Fortunately, He's always there to help me back on my feet, after I cripple myself. Honestly, the human race is so self-destructive...before we can ever get ahead, we hamstring ourselves with our ideals and fancies, when God has a simple, relatively "easy" plan to follow. All He asks is that we cast everything aside and follow Him, and only Him, with nothing between us, or any such. It strikes me that it really should be easy. In fact, it's laughably easy - at least, until I try to do it. But then, in come all the places where I've compromised myself, all the things that I've put higher on my priority list than God...it's a painful realization, that I have so very many things that I "love" more than my Savior.

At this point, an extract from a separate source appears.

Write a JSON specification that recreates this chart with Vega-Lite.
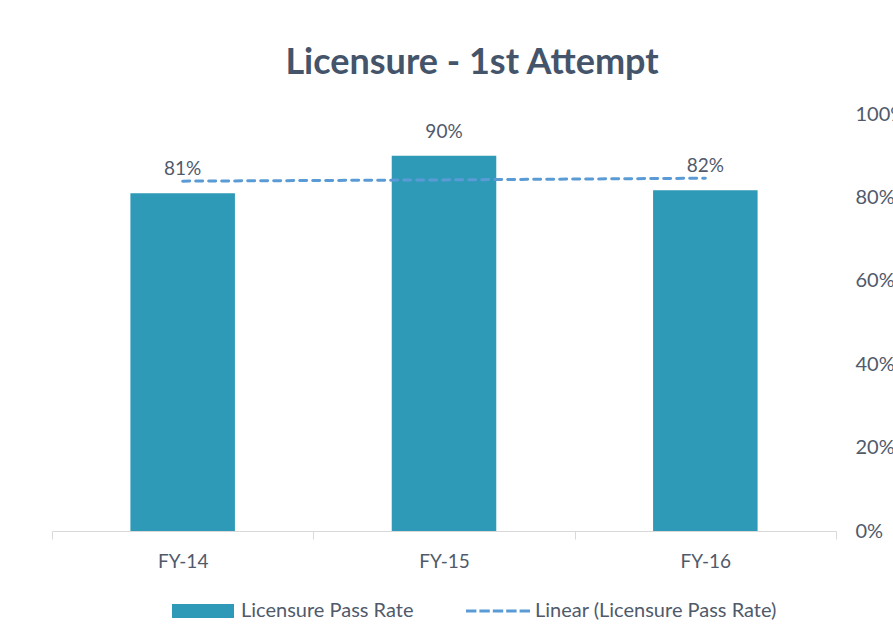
{
  "$schema": "https://vega.github.io/schema/vega-lite/v6.json",
  "width": 784,
  "height": 417,
  "padding": {"left": 51, "top": 45, "right": 0, "bottom": 0},
  "background": "white",
  "datasets": {
    "bars": [
      {"year": "FY-14", "rate": 0.81, "series": "Licensure Pass Rate"},
      {"year": "FY-15", "rate": 0.90, "series": "Licensure Pass Rate"},
      {"year": "FY-16", "rate": 0.817, "series": "Licensure Pass Rate"}
    ],
    "trend": [
      {"year": "FY-14", "trend": 0.839, "series": "Linear (Licensure Pass Rate)"},
      {"year": "FY-15", "trend": 0.842, "series": "Linear (Licensure Pass Rate)"},
      {"year": "FY-16", "trend": 0.846, "series": "Linear (Licensure Pass Rate)"}
    ]
  },
  "title": {
    "text": "Licensure - 1st Attempt",
    "font": "Lato",
    "fontSize": 36,
    "fontWeight": "bold",
    "color": "#44546A",
    "anchor": "middle",
    "dx": 28,
    "offset": 22
  },
  "encoding": {
    "x": {
      "field": "year",
      "type": "ordinal",
      "scale": {"paddingInner": 0, "paddingOuter": 0},
      "axis": {
        "title": null,
        "labelAngle": 0,
        "domainColor": "#D9D9D9",
        "tickColor": "#D9D9D9",
        "tickSize": 8,
        "tickBand": "extent",
        "labelFont": "Lato",
        "labelFontSize": 19,
        "labelColor": "#505A6B",
        "labelPadding": 13
      }
    }
  },
  "layer": [
    {
      "data": {"name": "bars"},
      "mark": {"type": "bar", "color": "#2E9AB8", "width": {"band": 0.4}},
      "encoding": {
        "y": {
          "field": "rate",
          "type": "quantitative",
          "scale": {"domain": [0, 1], "nice": false},
          "axis": {
            "orient": "right",
            "title": null,
            "values": [0, 0.2, 0.4, 0.6, 0.8, 1],
            "format": ".0%",
            "domain": false,
            "ticks": false,
            "grid": false,
            "labelFont": "Lato",
            "labelFontSize": 20,
            "labelColor": "#505A6B",
            "labelPadding": 19
          }
        },
        "color": {
          "field": "series",
          "type": "nominal",
          "scale": {
            "domain": ["Licensure Pass Rate", "Linear (Licensure Pass Rate)"],
            "range": ["#2E9AB8", "#5B9BD5"]
          },
          "legend": {
            "title": null,
            "orient": "none",
            "direction": "horizontal",
            "legendX": 118,
            "legendY": 487,
            "symbolSize": 256,
            "symbolStrokeWidth": 0,
            "labelOffset": 51,
            "columnPadding": 50,
            "labelLimit": 400,
            "labelFont": "Lato",
            "labelFontSize": 20,
            "labelColor": "#505A6B",
            "encode": {
              "symbols": {
                "update": {
                  "shape": {"signal": "datum.value === 'Licensure Pass Rate' ? 'M-1,-0.875H6.75V0.875H-1Z' : 'M-1,-0.1875H0.3V0.1875H-1Z M0.675,-0.1875H1.975V0.1875H0.675Z M2.35,-0.1875H3.65V0.1875H2.35Z M4.025,-0.1875H5.325V0.1875H4.025Z M5.7,-0.1875H7V0.1875H5.7Z'"},
                  "fill": {"signal": "datum.value === 'Licensure Pass Rate' ? '#2E9AB8' : '#5B9BD5'"},
                  "stroke": {"value": "transparent"},
                  "strokeWidth": {"value": 0},
                  "opacity": {"value": 1}
                }
              }
            }
          }
        }
      }
    },
    {
      "data": {"name": "bars"},
      "mark": {"type": "text", "font": "Lato", "fontSize": 19, "color": "#505A6B", "baseline": "alphabetic", "dy": -18},
      "encoding": {
        "y": {"field": "rate", "type": "quantitative"},
        "text": {"field": "rate", "type": "quantitative", "format": ".0%"}
      }
    },
    {
      "data": {"name": "trend"},
      "mark": {"type": "line", "strokeWidth": 3, "strokeDash": [7, 6], "strokeCap": "round"},
      "encoding": {
        "y": {"field": "trend", "type": "quantitative"},
        "color": {"field": "series", "type": "nominal"}
      }
    }
  ],
  "config": {
    "view": {"stroke": null}
  }
}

And yet it's so hard to give them up. Sometimes I feel as if the only way I could ever truly give everything up for Him is if I was at the point of Death, and understanding the regrets I had never understood before, and He brought me back. It seems as if my impossibly hard heart would need a radical change like that. Otherwise, it's too easy to slip back into every habit, every pattern of living I had hoped would have been left behind.

Truly, the only thing between God and myself is, indeed, myself. To die to oneself...it's a hard thing, but necessary. To give up everything and follow Him, daily taking up my cross...I know that the only way that will happen is if God gives me grace to do so. It'll be a choice I have to make eventually.

Either way, God will have the last laugh.

I can only hope I'll be laughing with him.